Depositional environment, sediment provenance and oxygen isotope paleoaltimetry of the early Paleogene greater Green River Basin, southwestern Wyoming, U.S.A.

Abstract

Depositional process, sediment provenance, and paleotopography are critical to paleogeographic reconstruction during the coeval Laramide and Sevier orogenies in the Cordillera orogenic system. Here we conduct lithofacies analysis, sediment provenance, and paleoelevation studies in the fluvial lower Paleogene Fort Union and the main body of the Wasatch formations in the center of the greater Green River Basin in order to reconstruct paleogeography. The depositional environment changed from low-energy floodplains and associated meandering river during the Paleocene to braided rivers during the earliest Eocene. The lowermost Eocene strata have more Precambrian basement-derived feldspar grains compared to the Paleocene strata. This change in sediment provenance was associated with the change to dominant northwestward paleoflow direction, suggesting major uplift of the Laramide Uinta Mountains during the earliest Eocene. The δ¹⁸O values of authigenic carbonates were stable during the early Paleocene, but decreased gradually from −10 permil during the late Paleocene to −18 permil during the earliest Eocene, suggesting the lack of highland precipitation in the basin catchment during the early Paleocene, and significant surface uplift and arrival of highland precipitation from the Uinta Mountains during the earliest Eocene.
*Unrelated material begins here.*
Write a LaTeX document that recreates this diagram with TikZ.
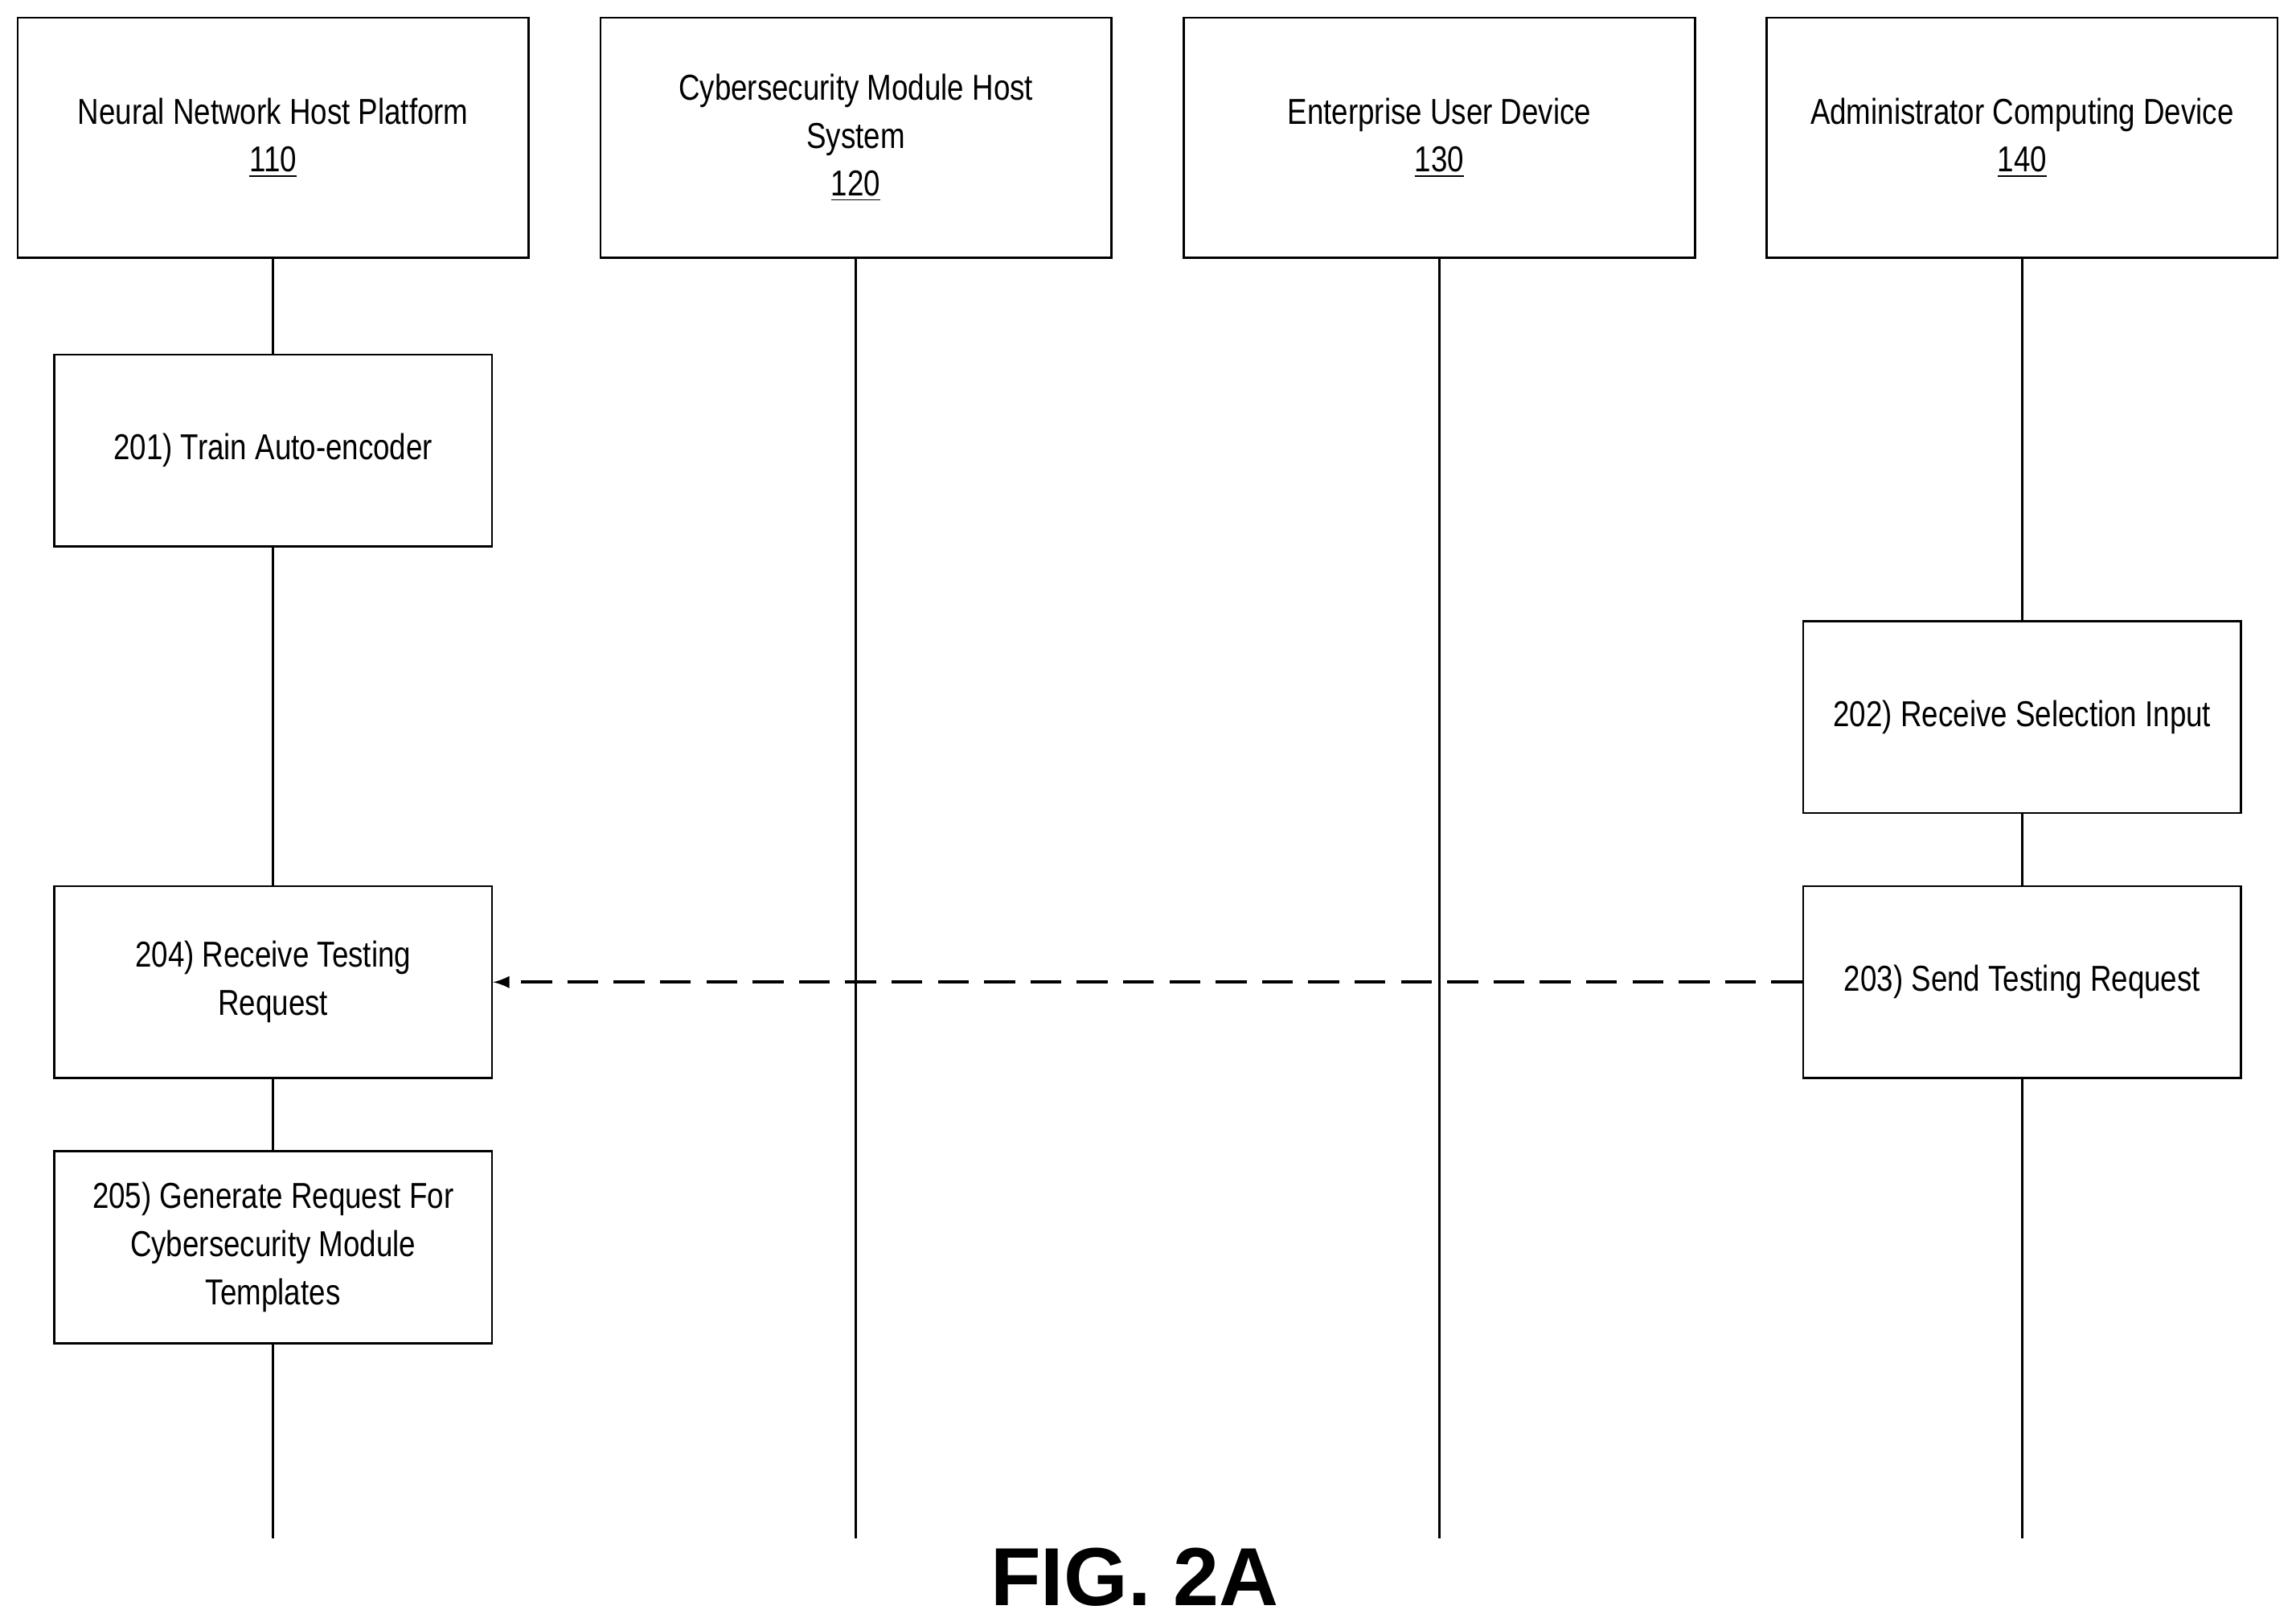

The reconstructed paleoelevation of the Uinta Mountains was at least 3 km, possibly greater than 3.5 km, and the paleoelevation of the greater Green River Basin floor was at most 1 km, and the paleorelief between the greater Green River Basin and Uinta Mountains was ∼ 2 km during the earliest Eocene. Our record of the earliest Eocene establishment of high topography of the Uinta Mountains through renewed uplift is 4 to 6 Myr older than previously thought. If the carbonate cements in the Fort Union Formation record the isotope compositions of surface water from the Sevier orogen, their high δ¹⁸O values likely suggest that the Sevier orogen had rugged topography during the Paleocene.